Provided data:

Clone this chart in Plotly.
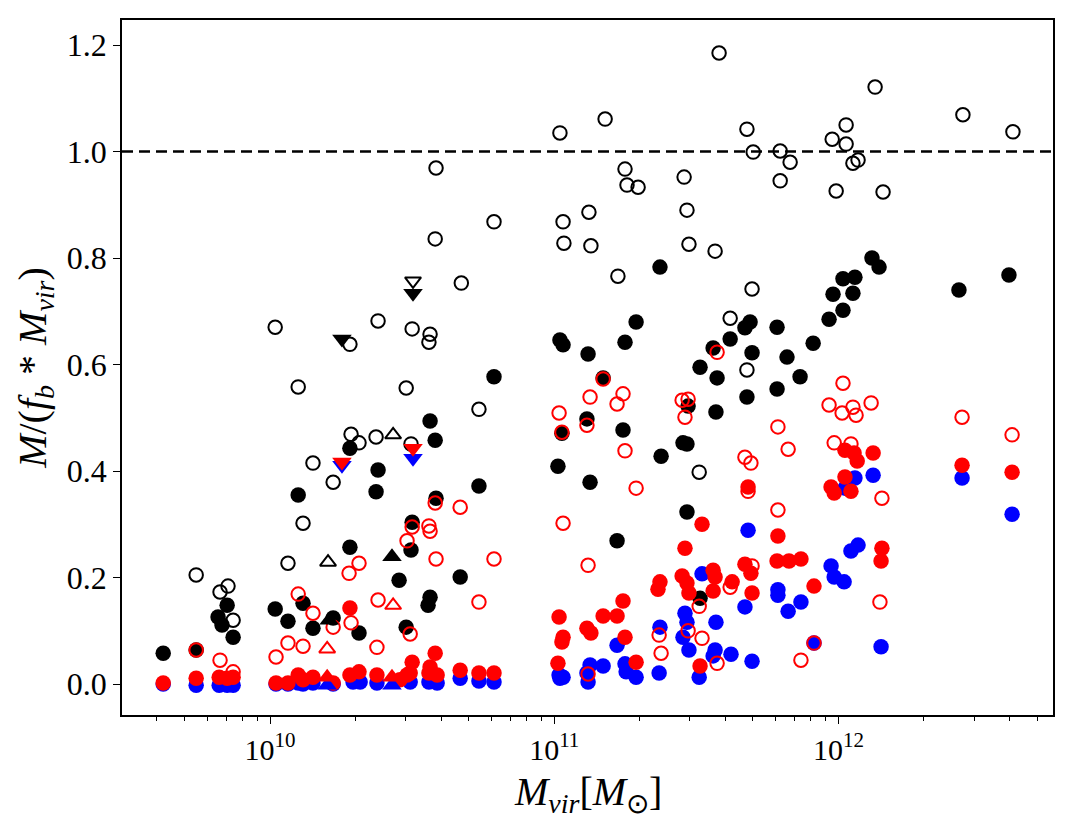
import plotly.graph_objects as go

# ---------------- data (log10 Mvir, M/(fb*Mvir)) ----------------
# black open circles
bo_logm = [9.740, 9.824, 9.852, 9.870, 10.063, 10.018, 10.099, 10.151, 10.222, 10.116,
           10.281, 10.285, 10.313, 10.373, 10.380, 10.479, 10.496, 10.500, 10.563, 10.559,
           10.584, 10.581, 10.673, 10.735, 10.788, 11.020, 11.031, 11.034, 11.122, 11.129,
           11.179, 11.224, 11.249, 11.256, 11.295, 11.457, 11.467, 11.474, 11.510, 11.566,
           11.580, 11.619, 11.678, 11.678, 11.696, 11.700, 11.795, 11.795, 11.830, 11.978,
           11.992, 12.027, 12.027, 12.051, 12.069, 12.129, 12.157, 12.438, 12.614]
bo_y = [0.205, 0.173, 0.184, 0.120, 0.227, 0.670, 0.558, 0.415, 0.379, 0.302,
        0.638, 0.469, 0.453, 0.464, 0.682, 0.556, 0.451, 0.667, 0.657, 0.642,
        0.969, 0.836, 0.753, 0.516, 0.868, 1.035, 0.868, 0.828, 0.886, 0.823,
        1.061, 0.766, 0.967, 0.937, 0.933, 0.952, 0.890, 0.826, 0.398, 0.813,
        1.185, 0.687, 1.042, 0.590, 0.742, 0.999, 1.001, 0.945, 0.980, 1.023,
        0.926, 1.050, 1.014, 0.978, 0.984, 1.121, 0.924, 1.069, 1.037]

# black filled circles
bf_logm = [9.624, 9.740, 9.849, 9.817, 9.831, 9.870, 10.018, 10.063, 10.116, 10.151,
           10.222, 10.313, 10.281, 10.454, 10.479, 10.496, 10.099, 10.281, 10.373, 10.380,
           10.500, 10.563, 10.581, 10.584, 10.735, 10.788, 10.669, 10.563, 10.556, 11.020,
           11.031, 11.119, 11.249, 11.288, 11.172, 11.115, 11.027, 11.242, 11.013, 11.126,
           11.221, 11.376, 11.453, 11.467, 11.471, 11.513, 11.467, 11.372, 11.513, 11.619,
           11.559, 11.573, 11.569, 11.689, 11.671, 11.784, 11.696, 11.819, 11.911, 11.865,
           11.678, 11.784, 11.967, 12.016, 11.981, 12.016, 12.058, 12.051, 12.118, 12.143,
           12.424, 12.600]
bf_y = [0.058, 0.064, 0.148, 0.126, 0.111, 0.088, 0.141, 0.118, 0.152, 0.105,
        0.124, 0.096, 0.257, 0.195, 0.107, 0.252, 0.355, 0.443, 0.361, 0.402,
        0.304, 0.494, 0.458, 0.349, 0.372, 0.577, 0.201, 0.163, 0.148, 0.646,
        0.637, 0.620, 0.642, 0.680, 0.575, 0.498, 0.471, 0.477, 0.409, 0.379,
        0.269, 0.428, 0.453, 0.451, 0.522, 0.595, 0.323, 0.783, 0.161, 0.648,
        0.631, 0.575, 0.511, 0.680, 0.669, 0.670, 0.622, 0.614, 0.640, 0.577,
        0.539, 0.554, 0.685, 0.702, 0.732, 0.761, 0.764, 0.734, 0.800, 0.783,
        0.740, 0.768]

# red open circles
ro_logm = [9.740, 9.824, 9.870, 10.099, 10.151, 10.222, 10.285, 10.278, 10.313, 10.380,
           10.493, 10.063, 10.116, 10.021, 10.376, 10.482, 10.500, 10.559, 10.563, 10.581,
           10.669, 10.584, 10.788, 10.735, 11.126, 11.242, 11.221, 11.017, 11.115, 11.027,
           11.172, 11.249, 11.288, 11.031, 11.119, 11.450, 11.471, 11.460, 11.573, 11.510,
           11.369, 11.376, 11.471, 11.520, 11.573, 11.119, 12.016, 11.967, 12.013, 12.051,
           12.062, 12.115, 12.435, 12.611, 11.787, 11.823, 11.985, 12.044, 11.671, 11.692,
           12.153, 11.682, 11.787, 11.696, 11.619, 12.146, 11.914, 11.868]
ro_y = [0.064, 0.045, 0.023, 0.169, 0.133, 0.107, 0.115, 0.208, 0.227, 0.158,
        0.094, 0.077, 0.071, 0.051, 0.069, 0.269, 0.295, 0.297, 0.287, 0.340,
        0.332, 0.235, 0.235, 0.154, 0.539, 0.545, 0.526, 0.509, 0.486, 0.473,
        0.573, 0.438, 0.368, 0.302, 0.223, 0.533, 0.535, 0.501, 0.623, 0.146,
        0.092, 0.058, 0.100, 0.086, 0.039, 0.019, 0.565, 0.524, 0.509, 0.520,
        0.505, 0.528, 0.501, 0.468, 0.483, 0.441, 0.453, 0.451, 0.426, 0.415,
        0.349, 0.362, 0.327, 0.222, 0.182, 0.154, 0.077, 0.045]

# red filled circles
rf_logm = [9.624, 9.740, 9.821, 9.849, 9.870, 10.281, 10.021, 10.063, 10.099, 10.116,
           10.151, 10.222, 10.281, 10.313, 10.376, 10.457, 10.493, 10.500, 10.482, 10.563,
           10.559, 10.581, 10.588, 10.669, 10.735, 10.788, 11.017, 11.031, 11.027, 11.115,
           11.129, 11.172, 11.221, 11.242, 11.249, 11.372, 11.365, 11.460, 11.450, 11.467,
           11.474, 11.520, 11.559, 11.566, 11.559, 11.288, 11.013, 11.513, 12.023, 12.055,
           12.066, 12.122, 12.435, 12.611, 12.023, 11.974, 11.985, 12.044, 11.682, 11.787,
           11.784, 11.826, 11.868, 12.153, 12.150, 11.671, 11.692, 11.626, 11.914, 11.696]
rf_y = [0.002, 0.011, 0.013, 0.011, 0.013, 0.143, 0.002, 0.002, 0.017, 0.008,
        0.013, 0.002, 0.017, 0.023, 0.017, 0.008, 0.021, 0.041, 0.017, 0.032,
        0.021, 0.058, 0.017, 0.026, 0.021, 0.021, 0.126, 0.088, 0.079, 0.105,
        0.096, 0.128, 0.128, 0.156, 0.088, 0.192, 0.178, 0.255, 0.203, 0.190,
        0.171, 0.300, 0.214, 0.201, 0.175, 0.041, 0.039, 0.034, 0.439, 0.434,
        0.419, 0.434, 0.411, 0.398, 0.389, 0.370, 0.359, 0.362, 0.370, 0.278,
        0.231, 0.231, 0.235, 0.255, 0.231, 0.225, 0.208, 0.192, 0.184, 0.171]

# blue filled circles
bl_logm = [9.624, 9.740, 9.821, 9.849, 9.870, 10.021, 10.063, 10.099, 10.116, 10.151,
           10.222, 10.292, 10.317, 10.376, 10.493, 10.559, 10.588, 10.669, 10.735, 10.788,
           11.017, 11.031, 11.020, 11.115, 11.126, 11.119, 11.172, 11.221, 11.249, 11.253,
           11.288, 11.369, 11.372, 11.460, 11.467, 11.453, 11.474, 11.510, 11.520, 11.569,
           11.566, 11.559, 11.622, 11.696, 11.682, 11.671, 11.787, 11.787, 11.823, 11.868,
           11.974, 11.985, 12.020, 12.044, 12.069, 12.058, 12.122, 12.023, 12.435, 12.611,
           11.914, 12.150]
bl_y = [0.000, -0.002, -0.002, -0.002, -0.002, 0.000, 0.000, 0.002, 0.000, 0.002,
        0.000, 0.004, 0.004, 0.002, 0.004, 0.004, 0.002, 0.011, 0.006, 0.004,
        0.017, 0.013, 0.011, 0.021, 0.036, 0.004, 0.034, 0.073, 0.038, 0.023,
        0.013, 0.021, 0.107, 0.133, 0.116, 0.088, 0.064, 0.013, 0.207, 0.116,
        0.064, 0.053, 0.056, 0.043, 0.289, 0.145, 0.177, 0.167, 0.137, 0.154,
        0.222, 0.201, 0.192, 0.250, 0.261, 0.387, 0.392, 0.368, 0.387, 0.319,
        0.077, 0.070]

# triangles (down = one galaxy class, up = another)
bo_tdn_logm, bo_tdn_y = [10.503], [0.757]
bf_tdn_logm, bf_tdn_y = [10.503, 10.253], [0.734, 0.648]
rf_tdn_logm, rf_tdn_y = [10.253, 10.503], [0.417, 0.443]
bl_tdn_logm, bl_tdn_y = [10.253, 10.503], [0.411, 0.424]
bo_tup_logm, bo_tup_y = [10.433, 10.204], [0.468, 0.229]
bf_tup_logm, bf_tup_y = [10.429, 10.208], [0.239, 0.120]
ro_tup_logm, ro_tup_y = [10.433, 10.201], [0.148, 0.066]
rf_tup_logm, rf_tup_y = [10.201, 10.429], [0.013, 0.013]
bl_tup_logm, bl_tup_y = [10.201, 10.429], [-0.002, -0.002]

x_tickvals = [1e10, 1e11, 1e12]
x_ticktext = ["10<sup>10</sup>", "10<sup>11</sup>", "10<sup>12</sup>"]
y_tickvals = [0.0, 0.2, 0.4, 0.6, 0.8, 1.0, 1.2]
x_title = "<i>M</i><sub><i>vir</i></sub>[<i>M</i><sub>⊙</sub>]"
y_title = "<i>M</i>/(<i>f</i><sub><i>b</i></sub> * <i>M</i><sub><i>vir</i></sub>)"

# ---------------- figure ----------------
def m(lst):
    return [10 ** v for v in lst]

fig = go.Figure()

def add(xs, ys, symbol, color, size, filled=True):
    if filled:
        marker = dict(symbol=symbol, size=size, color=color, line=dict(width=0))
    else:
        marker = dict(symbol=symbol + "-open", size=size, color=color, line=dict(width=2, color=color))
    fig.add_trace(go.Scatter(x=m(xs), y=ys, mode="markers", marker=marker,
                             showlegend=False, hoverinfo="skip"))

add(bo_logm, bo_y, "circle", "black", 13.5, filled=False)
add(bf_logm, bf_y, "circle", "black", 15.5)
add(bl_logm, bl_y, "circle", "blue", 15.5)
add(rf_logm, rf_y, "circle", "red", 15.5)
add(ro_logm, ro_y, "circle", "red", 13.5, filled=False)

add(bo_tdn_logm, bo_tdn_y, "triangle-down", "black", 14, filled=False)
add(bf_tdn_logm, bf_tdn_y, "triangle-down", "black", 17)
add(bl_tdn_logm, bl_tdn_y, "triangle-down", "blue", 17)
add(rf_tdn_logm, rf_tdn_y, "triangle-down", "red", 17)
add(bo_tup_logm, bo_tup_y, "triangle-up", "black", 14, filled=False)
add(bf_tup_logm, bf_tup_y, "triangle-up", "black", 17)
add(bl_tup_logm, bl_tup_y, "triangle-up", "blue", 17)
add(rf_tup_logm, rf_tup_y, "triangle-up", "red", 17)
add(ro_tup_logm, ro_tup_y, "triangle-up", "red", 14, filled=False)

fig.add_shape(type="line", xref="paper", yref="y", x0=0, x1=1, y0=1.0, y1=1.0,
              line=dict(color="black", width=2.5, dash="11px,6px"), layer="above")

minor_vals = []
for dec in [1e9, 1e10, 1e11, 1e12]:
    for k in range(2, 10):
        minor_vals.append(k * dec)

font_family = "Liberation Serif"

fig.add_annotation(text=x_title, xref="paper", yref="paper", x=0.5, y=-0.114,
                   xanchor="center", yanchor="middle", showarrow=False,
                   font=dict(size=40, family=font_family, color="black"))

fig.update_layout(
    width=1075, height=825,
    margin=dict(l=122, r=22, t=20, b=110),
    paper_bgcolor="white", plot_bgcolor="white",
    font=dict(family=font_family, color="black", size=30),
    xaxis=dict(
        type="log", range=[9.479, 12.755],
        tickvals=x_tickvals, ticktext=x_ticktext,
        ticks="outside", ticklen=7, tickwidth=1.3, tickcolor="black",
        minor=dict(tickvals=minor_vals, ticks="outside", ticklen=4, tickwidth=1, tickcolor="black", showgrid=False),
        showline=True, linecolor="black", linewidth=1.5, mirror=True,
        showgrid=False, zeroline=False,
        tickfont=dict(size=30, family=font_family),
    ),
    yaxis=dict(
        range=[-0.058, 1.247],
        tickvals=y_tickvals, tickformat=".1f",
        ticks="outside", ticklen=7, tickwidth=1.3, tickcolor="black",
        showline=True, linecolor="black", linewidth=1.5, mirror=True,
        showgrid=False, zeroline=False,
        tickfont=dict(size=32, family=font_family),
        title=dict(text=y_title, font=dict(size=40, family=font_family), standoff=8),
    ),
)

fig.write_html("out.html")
==
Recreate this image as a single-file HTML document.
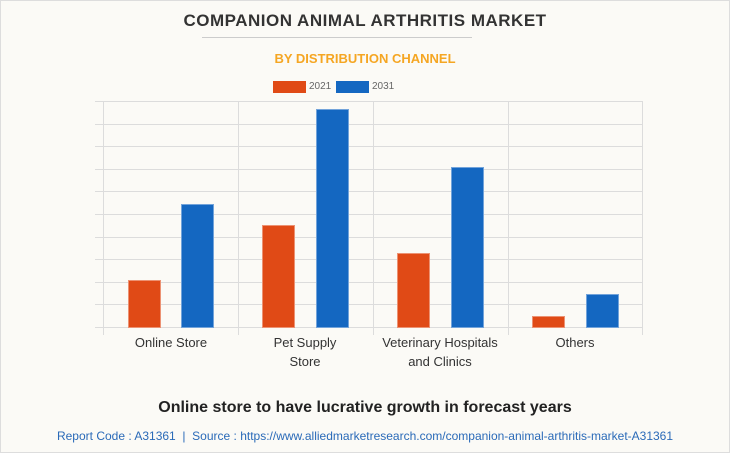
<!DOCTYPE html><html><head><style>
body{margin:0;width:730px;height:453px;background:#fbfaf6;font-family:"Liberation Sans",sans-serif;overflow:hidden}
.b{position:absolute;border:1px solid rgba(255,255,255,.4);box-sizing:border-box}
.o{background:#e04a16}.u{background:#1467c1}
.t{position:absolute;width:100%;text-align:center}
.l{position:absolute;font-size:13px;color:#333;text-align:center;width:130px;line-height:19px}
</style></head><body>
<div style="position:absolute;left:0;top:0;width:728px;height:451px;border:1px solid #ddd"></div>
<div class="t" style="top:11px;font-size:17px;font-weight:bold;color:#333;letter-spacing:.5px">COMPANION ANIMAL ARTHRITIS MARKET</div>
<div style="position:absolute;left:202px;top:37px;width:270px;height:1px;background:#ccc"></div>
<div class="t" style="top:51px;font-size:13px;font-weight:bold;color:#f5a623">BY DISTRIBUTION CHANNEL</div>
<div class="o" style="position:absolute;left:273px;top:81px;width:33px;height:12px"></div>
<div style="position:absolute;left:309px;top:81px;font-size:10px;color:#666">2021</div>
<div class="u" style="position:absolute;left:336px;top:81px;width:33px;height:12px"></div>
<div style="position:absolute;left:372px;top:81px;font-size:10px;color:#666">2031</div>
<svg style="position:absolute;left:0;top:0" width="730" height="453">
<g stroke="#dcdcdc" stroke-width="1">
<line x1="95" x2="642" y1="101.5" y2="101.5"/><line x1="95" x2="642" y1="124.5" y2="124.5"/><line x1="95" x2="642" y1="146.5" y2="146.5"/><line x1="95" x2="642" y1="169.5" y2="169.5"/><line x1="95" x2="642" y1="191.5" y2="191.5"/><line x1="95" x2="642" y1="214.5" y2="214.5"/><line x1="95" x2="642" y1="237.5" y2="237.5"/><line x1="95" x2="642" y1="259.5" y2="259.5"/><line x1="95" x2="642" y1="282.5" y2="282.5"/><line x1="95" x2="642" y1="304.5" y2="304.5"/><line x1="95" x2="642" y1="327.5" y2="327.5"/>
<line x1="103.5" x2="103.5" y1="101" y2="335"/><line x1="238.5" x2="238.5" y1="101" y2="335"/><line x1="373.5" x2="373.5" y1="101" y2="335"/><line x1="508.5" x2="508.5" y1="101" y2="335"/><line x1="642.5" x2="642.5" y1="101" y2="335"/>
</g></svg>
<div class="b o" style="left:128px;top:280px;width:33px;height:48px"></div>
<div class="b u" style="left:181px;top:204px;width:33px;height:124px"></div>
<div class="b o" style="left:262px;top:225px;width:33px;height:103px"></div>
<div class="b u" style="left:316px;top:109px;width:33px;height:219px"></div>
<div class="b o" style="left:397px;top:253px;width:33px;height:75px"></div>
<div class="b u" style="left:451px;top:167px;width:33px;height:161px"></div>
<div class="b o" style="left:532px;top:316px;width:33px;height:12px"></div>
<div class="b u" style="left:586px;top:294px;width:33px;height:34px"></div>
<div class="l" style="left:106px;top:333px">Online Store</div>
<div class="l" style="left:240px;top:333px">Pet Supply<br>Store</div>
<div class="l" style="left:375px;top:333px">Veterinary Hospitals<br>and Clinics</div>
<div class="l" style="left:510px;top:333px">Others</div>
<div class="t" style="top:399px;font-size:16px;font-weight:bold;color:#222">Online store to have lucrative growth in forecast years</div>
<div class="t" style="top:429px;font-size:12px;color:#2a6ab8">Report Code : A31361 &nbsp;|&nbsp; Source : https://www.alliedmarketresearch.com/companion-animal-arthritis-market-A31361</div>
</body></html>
--
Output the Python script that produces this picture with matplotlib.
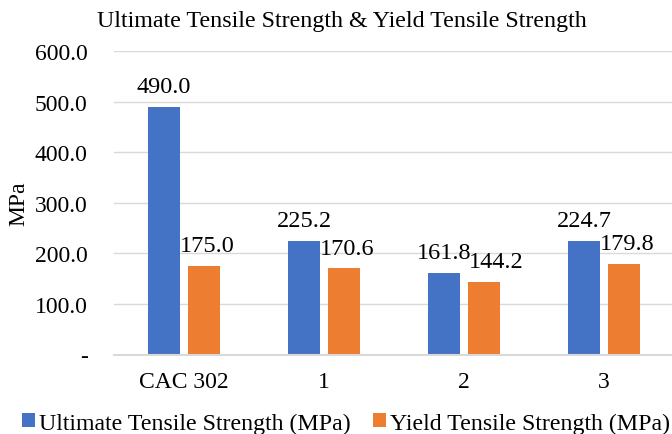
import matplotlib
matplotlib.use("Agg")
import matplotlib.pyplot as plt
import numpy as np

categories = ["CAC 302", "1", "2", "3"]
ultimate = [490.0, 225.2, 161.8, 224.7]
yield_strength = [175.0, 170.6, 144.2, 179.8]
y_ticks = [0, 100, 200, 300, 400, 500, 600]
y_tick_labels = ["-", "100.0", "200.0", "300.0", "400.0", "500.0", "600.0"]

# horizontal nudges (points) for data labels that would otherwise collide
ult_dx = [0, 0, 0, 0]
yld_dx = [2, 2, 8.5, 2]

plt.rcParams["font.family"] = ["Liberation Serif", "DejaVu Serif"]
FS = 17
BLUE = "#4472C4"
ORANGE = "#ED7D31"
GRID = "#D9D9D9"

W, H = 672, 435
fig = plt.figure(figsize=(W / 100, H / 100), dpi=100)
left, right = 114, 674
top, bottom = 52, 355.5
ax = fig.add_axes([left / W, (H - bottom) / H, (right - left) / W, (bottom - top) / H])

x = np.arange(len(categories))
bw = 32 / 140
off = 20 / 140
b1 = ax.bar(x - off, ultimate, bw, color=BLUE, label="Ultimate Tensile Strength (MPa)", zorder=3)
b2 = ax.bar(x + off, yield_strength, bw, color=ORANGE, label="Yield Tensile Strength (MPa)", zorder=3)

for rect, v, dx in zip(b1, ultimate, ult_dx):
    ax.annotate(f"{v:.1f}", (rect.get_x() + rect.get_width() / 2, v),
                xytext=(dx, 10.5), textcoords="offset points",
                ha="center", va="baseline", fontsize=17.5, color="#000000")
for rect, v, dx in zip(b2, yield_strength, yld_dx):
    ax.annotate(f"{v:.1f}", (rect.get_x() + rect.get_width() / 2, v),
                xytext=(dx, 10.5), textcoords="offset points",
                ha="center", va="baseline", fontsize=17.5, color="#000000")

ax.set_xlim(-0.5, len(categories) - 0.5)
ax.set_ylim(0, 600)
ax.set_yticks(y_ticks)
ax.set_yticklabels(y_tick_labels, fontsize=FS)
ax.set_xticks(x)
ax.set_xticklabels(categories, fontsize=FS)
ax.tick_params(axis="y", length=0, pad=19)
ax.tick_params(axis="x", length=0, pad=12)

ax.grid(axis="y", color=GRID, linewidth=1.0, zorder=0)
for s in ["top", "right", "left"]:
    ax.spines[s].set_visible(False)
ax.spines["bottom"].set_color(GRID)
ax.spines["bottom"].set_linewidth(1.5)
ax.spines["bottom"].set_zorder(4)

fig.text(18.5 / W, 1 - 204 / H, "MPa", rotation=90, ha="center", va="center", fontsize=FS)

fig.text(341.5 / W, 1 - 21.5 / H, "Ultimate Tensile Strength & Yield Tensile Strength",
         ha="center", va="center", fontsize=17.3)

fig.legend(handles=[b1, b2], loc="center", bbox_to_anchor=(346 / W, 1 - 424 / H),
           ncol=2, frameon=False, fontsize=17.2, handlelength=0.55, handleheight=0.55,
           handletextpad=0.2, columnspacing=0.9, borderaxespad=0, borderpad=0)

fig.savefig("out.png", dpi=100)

The task: Could you quote, word for word, only the lines from the one containing "Output the Python" through the one containing "b2 = ax.bar(x", both included, and leave out any pictures?

Task result:
Output the Python script that produces this picture with matplotlib.
import matplotlib
matplotlib.use("Agg")
import matplotlib.pyplot as plt
import numpy as np

categories = ["CAC 302", "1", "2", "3"]
ultimate = [490.0, 225.2, 161.8, 224.7]
yield_strength = [175.0, 170.6, 144.2, 179.8]
y_ticks = [0, 100, 200, 300, 400, 500, 600]
y_tick_labels = ["-", "100.0", "200.0", "300.0", "400.0", "500.0", "600.0"]

# horizontal nudges (points) for data labels that would otherwise collide
ult_dx = [0, 0, 0, 0]
yld_dx = [2, 2, 8.5, 2]

plt.rcParams["font.family"] = ["Liberation Serif", "DejaVu Serif"]
FS = 17
BLUE = "#4472C4"
ORANGE = "#ED7D31"
GRID = "#D9D9D9"

W, H = 672, 435
fig = plt.figure(figsize=(W / 100, H / 100), dpi=100)
left, right = 114, 674
top, bottom = 52, 355.5
ax = fig.add_axes([left / W, (H - bottom) / H, (right - left) / W, (bottom - top) / H])

x = np.arange(len(categories))
bw = 32 / 140
off = 20 / 140
b1 = ax.bar(x - off, ultimate, bw, color=BLUE, label="Ultimate Tensile Strength (MPa)", zorder=3)
b2 = ax.bar(x + off, yield_strength, bw, color=ORANGE, label="Yield Tensile Strength (MPa)", zorder=3)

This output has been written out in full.